Jacko Eisenberg (; born November 30, 1980) is an Israeli singer who won the fourth season of Kochav Nolad, the Israeli version of Pop Idol.

Biography
Eisenberg was born and raised in Netanya, Israel, to Miriam and Robert Eisenberg. When he was 10 years old, his father died of a heart attack. At the age of 13, he started performing at school ceremonies. He graduated from Eldad High School in Netanya and began to play the piano, guitar, drums and bass. He started touring with Jamus, his hip hop band with Guy Eliahu. He was also supporting himself as a waiter and a wedding singer. In 2003, he released the album Sim Tarosh Batsad (Lay Your Head Down) with Jamus.

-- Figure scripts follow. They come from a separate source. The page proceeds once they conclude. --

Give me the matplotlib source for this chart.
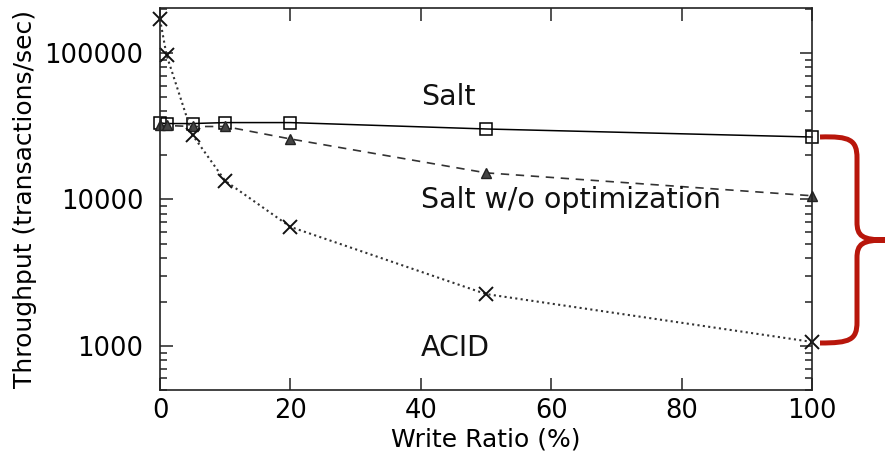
import matplotlib
matplotlib.use('Agg')
import matplotlib.pyplot as plt
from matplotlib.path import Path
import matplotlib.patches as mpatches
from matplotlib.ticker import LogLocator, NullFormatter, FixedLocator

# data
write_ratio = [0, 1, 5, 10, 20, 50, 100]
salt = [33300, 33000, 33000, 33500, 33500, 30300, 26700]
salt_noopt = [32000, 32000, 31500, 31500, 25900, 15200, 10600]
acid = [170000, 97000, 27500, 13400, 6500, 2260, 1065]

x_ticks = [0, 20, 40, 60, 80, 100]
y_ticks = [1000, 10000, 100000]
y_ticklabels = ['1000', '10000', '100000']

W, H = 885, 462
fig = plt.figure(figsize=(W / 100, H / 100), dpi=100)
ax = fig.add_axes([160 / W, 1 - 390 / H, (812 - 160) / W, (390 - 8) / H])

ax.plot(write_ratio, salt, color='black', lw=1.1, ls='-',
        marker='s', ms=8.5, mfc='none', mec='black', mew=1.1, clip_on=False)
ax.plot(write_ratio, salt_noopt, color='#333333', lw=1.2, ls=(0, (5, 4)),
        marker='^', ms=7, mfc='#444444', mec='#222222', mew=1, clip_on=False)
ax.plot(write_ratio, acid, color='#333333', lw=1.5, ls=(0, (1, 1.6)),
        marker='x', ms=10, mec='#111111', mew=1.4, clip_on=False)

ax.set_yscale('log')
ax.set_xlim(0, 100)
ax.set_ylim(500, 203000)

ax.yaxis.set_major_locator(FixedLocator(y_ticks))
ax.set_yticklabels(y_ticklabels)
ax.yaxis.set_minor_locator(LogLocator(base=10, subs=range(2, 10)))
ax.yaxis.set_minor_formatter(NullFormatter())
ax.set_xticks(x_ticks)

ax.tick_params(which='both', direction='in', top=True, right=True,
               labelsize=18.5, width=1.1, color='#222222')
ax.tick_params(which='major', length=9)
ax.tick_params(axis='y', which='major', pad=12)
ax.tick_params(axis='x', which='major', pad=6)
ax.tick_params(which='minor', length=5)
for sp in ax.spines.values():
    sp.set_linewidth(1.2)
    sp.set_color('#222222')

ax.set_xlabel('Write Ratio (%)', fontsize=18, labelpad=2)
ax.set_ylabel('Throughput (transactions/sec)', fontsize=18, labelpad=5)

ax.text(40, 50000, 'Salt', fontsize=20.5, va='center', ha='left', color='#111111')
ax.text(40, 9900, 'Salt w/o optimization', fontsize=20.5, va='center', ha='left',
        color='#111111')
ax.text(40, 970, 'ACID', fontsize=20.5, va='center', ha='left', color='#111111')


# red curly brace on the right, in pixel coords of the figure
def px(x, y):
    return (x / W, 1 - y / H)


verts = [px(820, 137), px(850, 136), px(857, 140), px(857, 158),
         px(857, 222),
         px(857, 236), px(862, 240), px(886, 240),
         px(862, 240), px(857, 244), px(857, 258),
         px(857, 322),
         px(857, 340), px(850, 343), px(820, 343)]
codes = [Path.MOVETO, Path.CURVE4, Path.CURVE4, Path.CURVE4,
         Path.LINETO,
         Path.CURVE4, Path.CURVE4, Path.CURVE4,
         Path.CURVE4, Path.CURVE4, Path.CURVE4,
         Path.LINETO,
         Path.CURVE4, Path.CURVE4, Path.CURVE4]
brace = mpatches.PathPatch(Path(verts, codes), transform=fig.transFigure,
                           fill=False, edgecolor='#b8160b', lw=3.6,
                           capstyle='butt', joinstyle='round')
fig.patches.append(brace)

fig.savefig('out.png', dpi=100)
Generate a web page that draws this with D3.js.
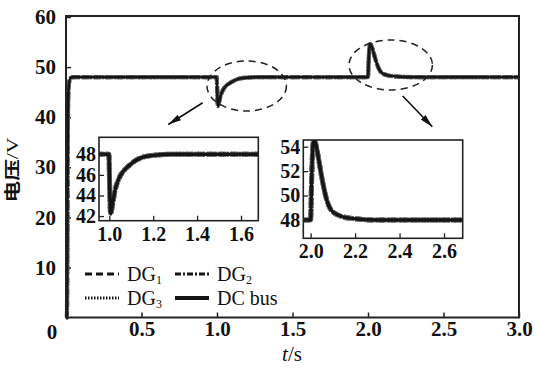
<!DOCTYPE html>
<html>
<head>
<meta charset="utf-8">
<script src="https://cdn.jsdelivr.net/npm/d3@7"></script>
<style>
  body { margin: 0; background: #fff; }
  svg { display: block; }
  text { font-family: "Liberation Serif", "Times New Roman", serif; fill: #111; }
</style>
</head>
<body>
<div id="chart"></div>
<script>
// simulated voltages, time in s
const time = [0, 0.006, 0.009, 0.012, 0.016, 0.022, 0.03, 0.045,
  0.998, 1.002, 1.006, 1.012, 1.025, 1.045, 1.07, 1.09, 1.12, 1.15, 1.2, 1.28,
  2.0, 2.004, 2.01, 2.015, 2.022, 2.033, 2.048, 2.07, 2.093, 2.138, 2.2, 2.3, 3.0];
const busV = [0, 0, 15, 38, 45, 47.2, 47.8, 48,
  48, 44.5, 42.2, 42.8, 44.4, 45.7, 46.5, 46.9, 47.4, 47.7, 47.9, 48,
  48, 51, 54, 54.6, 54.3, 53.3, 51.7, 49.8, 48.8, 48.3, 48.1, 48, 48];
// the three DG outputs sit on top of the bus voltage
const dg1V = busV;
const dg2V = busV;
const dg3V = busV;

const xTicks = [0.5, 1.0, 1.5, 2.0, 2.5, 3.0];
const yTicks = [10, 20, 30, 40, 50, 60];
const inset1XTicks = [1.0, 1.2, 1.4, 1.6];
const inset1YTicks = [42, 44, 46, 48];
const inset2XTicks = [2.0, 2.2, 2.4, 2.6];
const inset2YTicks = [48, 50, 52, 54];

const series = [
  { name: "DG", sub: "1", values: dg1V, dash: "7,4" },
  { name: "DG", sub: "2", values: dg2V, dash: "6,2,2,2" },
  { name: "DG", sub: "3", values: dg3V, dash: "1.5,1.5" },
  { name: "DC bus", sub: "", values: busV, dash: null },
];

const W = 535, H = 368;
const svg = d3.select("#chart").append("svg").attr("width", W).attr("height", H);

const defs = svg.append("defs");
defs.append("marker")
  .attr("id", "arrow")
  .attr("viewBox", "0 0 12 6")
  .attr("refX", 12).attr("refY", 3)
  .attr("markerWidth", 13).attr("markerHeight", 6.5)
  .attr("markerUnits", "userSpaceOnUse")
  .attr("orient", "auto")
  .append("path").attr("d", "M0,0L12,3L0,6Z").attr("fill", "#111");

const x = d3.scaleLinear().domain([0, 3]).range([66, 519]);
const y = d3.scaleLinear().domain([0, 60]).range([317.5, 17]);

const pts = s => time.map((t, i) => [t, s.values[i]]);

function drawSeries(g, xs, ys, w) {
  const line = d3.line().x(d => xs(d[0])).y(d => ys(d[1])).curve(d3.curveMonotoneX);
  series.forEach((s, i) => {
    g.append("path")
      .attr("d", line(pts(s)))
      .attr("fill", "none")
      .attr("stroke", i < 3 ? "#666" : "#151515")
      .attr("stroke-width", i < 3 ? w + 1.6 : w)
      .attr("stroke-dasharray", s.dash)
      .attr("stroke-linejoin", "round");
  });
}

// main axes
const gy = svg.append("g").attr("transform", `translate(${x(0)},0)`)
  .call(d3.axisLeft(y).tickValues(yTicks).tickSizeInner(-5).tickSizeOuter(0).tickPadding(10));
const gx = svg.append("g").attr("transform", `translate(0,${y(0)})`)
  .call(d3.axisBottom(x).tickValues(xTicks).tickFormat(d3.format(".1f"))
    .tickSizeInner(-5).tickSizeOuter(0).tickPadding(4));
[gx, gy].forEach(g => {
  g.select(".domain").remove();
  g.selectAll(".tick line").attr("stroke", "#222").attr("stroke-width", 1.5);
  g.selectAll(".tick text").attr("font-size", 21).attr("font-weight", "bold")
    .attr("font-family", "Liberation Serif, serif").attr("fill", "#111");
});
svg.append("text").attr("x", x(0) - 14).attr("y", y(0) + 21)
  .attr("text-anchor", "middle").attr("font-size", 21).attr("font-weight", "bold").text("0");

// main curves
drawSeries(svg.append("g"), x, y, 2.6);

svg.append("rect")
  .attr("x", 66).attr("y", 16).attr("width", 453).attr("height", 301.5)
  .attr("fill", "none").attr("stroke", "#222").attr("stroke-width", 2);

// dashed ellipses and arrows
svg.append("ellipse").attr("cx", 246.7).attr("cy", 86).attr("rx", 39.7).attr("ry", 25)
  .attr("fill", "none").attr("stroke", "#222").attr("stroke-width", 1.5).attr("stroke-dasharray", "7,5");
svg.append("ellipse").attr("cx", 390.7).attr("cy", 65).attr("rx", 41.7).attr("ry", 25)
  .attr("fill", "none").attr("stroke", "#222").attr("stroke-width", 1.5).attr("stroke-dasharray", "7,5");
svg.append("line").attr("x1", 202.7).attr("y1", 102.7).attr("x2", 168.3).attr("y2", 124.5)
  .attr("stroke", "#111").attr("stroke-width", 1.6).attr("marker-end", "url(#arrow)");
svg.append("line").attr("x1", 402.7).attr("y1", 96).attr("x2", 432.3).attr("y2", 126.7)
  .attr("stroke", "#111").attr("stroke-width", 1.6).attr("marker-end", "url(#arrow)");

// zoomed insets
function inset(id, box, xd, yd, xt, yt) {
  const xs = d3.scaleLinear().domain(xd).range([box.x0, box.x1]);
  const ys = d3.scaleLinear().domain(yd).range([box.y1, box.y0]);
  const g = svg.append("g");
  g.append("rect").attr("x", box.x0).attr("y", box.y0)
    .attr("width", box.x1 - box.x0).attr("height", box.y1 - box.y0).attr("fill", "#fff");
  defs.append("clipPath").attr("id", id).append("rect")
    .attr("x", box.x0).attr("y", box.y0).attr("width", box.x1 - box.x0).attr("height", box.y1 - box.y0);
  drawSeries(g.append("g").attr("clip-path", `url(#${id})`), xs, ys, 3.4);
  const ax = g.append("g").attr("transform", `translate(${box.x0},0)`)
    .call(d3.axisLeft(ys).tickValues(yt).tickSizeInner(-5).tickSizeOuter(0).tickPadding(3));
  const bx = g.append("g").attr("transform", `translate(0,${box.y1})`)
    .call(d3.axisBottom(xs).tickValues(xt).tickFormat(d3.format(".1f"))
      .tickSizeInner(-5).tickSizeOuter(0).tickPadding(6));
  [ax, bx].forEach(a => {
    a.select(".domain").remove();
    a.selectAll(".tick line").attr("stroke", "#222").attr("stroke-width", 1.3);
    a.selectAll(".tick text").attr("font-size", 20).attr("font-weight", "bold")
      .attr("font-family", "Liberation Serif, serif").attr("fill", "#111");
  });
  g.append("rect").attr("x", box.x0).attr("y", box.y0)
    .attr("width", box.x1 - box.x0).attr("height", box.y1 - box.y0)
    .attr("fill", "none").attr("stroke", "#222").attr("stroke-width", 1.6);
}
inset("clip1", { x0: 99, x1: 258.3, y0: 137.3, y1: 220.7 }, [0.953, 1.679], [41.55, 49.65], inset1XTicks, inset1YTicks);
inset("clip2", { x0: 303.3, x1: 462.7, y0: 140, y1: 238.3 }, [1.967, 2.684], [46.5, 54.55], inset2XTicks, inset2YTicks);

// legend
const legX = [85, 175], legY = [274, 298];
series.forEach((s, i) => {
  const lx = legX[i % 2], ly = legY[Math.floor(i / 2)];
  svg.append("line").attr("x1", lx).attr("x2", lx + 34).attr("y1", ly).attr("y2", ly)
    .attr("stroke", "#151515").attr("stroke-width", i === 3 ? 4 : 3.2)
    .attr("stroke-dasharray", s.dash);
  const t = svg.append("text").attr("x", lx + 42).attr("y", ly + 6.5).attr("font-size", 20).text(s.name);
  if (s.sub) t.append("tspan").attr("font-size", 12).attr("dy", 3).text(s.sub);
});

// axis titles
svg.append("text").attr("x", 292).attr("y", 361).attr("text-anchor", "middle").attr("font-size", 21)
  .html('<tspan font-style="italic">t</tspan>/s');
svg.append("text").attr("transform", "translate(18,170) rotate(-90)")
  .attr("text-anchor", "middle").attr("font-size", 16)
  .attr("textLength", 65).attr("lengthAdjust", "spacingAndGlyphs")
  .html('<tspan font-family="Noto Sans CJK SC" font-weight="bold">电压</tspan>/V');
</script>
</body>
</html>
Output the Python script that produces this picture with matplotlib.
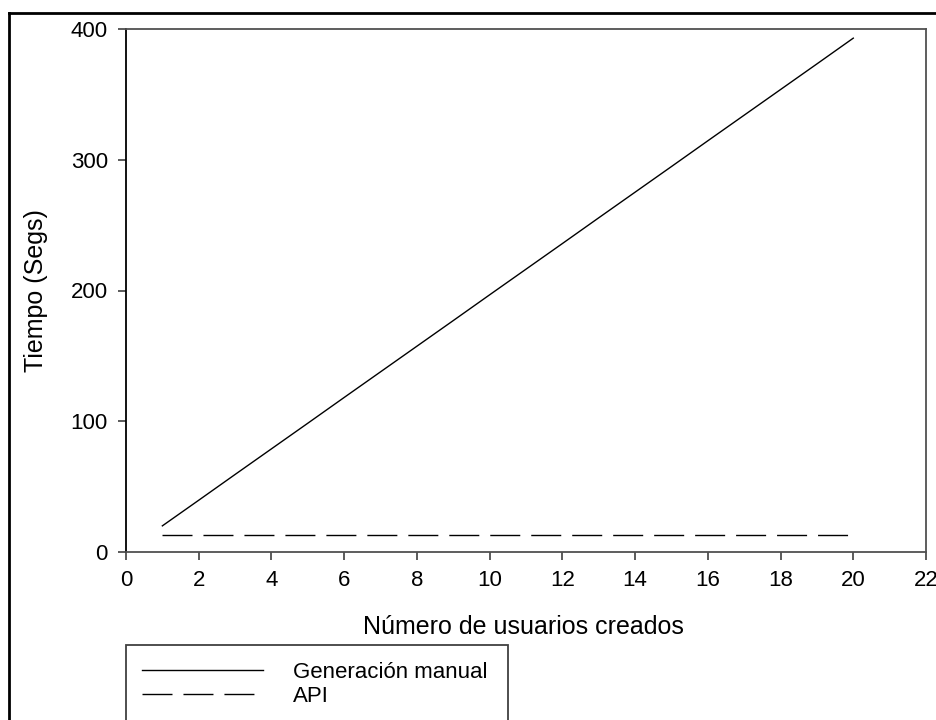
import matplotlib.pyplot as plt
from matplotlib.lines import Line2D
from matplotlib.patches import Rectangle

plt.rcParams['font.family'] = ['Liberation Sans', 'DejaVu Sans']

# Data
usuarios = list(range(1, 21))
manual = [20, 39.6, 59.3, 78.9, 98.5, 118.2, 137.8, 157.4, 177.0, 196.7,
          216.3, 235.9, 255.6, 275.2, 294.8, 314.5, 334.1, 353.7, 373.3, 393]
api = [13] * 20
xticks = list(range(0, 23, 2))
yticks = [0, 100, 200, 300, 400]

fig = plt.figure(figsize=(9.36, 7.2), dpi=100)
ax = fig.add_axes([126 / 936, 1 - 552 / 720, 800 / 936, 523 / 720])

guion = (21.6, 7.9)
ax.plot(usuarios, manual, color='black', lw=1.0)
ax.plot(usuarios, api, color='black', lw=1.0, dashes=guion)

ax.set_xlim(0, 22)
ax.set_ylim(0, 400)
ax.set_xticks(xticks)
ax.set_yticks(yticks)
ax.tick_params(direction='out', length=6, width=1.2, color='#404040',
               labelsize=16, pad=7)
for s in ax.spines.values():
    s.set_color('#505050')
    s.set_linewidth(1.3)
ax.spines['left'].set_color('black')

ax.set_xlabel('Número de usuarios creados', fontsize=18, va='center')
ax.set_ylabel('Tiempo (Segs)', fontsize=18, va='center')
ax.xaxis.set_label_coords(0.497, (552 - 627) / 523)
ax.yaxis.set_label_coords((36 - 126) / 800, 0.5)

# legend box (cut by the image edge)
fig.add_artist(Rectangle((126 / 936, -0.1), (508 - 126) / 936, (720 - 645) / 720 + 0.1,
                         transform=fig.transFigure, fill=False,
                         edgecolor='#404040', lw=1.3))
handles = [Line2D([], [], color='black', lw=1.0),
           Line2D([], [], color='black', lw=1.0, dashes=guion)]
fig.legend(handles, ['Generación manual', 'API'], loc='upper left',
           bbox_to_anchor=(142 / 936, 1 - 662 / 720), frameon=False,
           fontsize=16, handlelength=5.45, handletextpad=1.35,
           labelspacing=0.12, borderpad=0, borderaxespad=0)

# outer frame
fig.add_artist(Line2D([9 / 936, 1.0], [1 - 13 / 720, 1 - 13 / 720],
                      transform=fig.transFigure, color='black', lw=2))
fig.add_artist(Line2D([9 / 936, 9 / 936], [0, 1 - 13 / 720],
                      transform=fig.transFigure, color='black', lw=2))

fig.savefig('out.png', dpi=100)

Eisenberg declined to serve in the Israeli army, declaring himself a pacifist.

In May 2006, his roommate signed him onto Kochav Nolad, where he won top prize on September 7, besting Maya Rotman and Refael Mirila, singing "Ani Meabed Otakh" (Losing You) and "Nirdam Al Hakholot" (Falling Asleep on the Dunes) with Ninet Tayeb.

After Kochav Nolad
After winning the Kochav Nolad title, his remarks about avoiding military service and the release of a song he recorded with Jamus, "Medina Zona, Medina Motsetset" (Whore Country, Blowjob Country), aroused military and public objections. He was unofficially banned from many media outlets and disappeared from the public life.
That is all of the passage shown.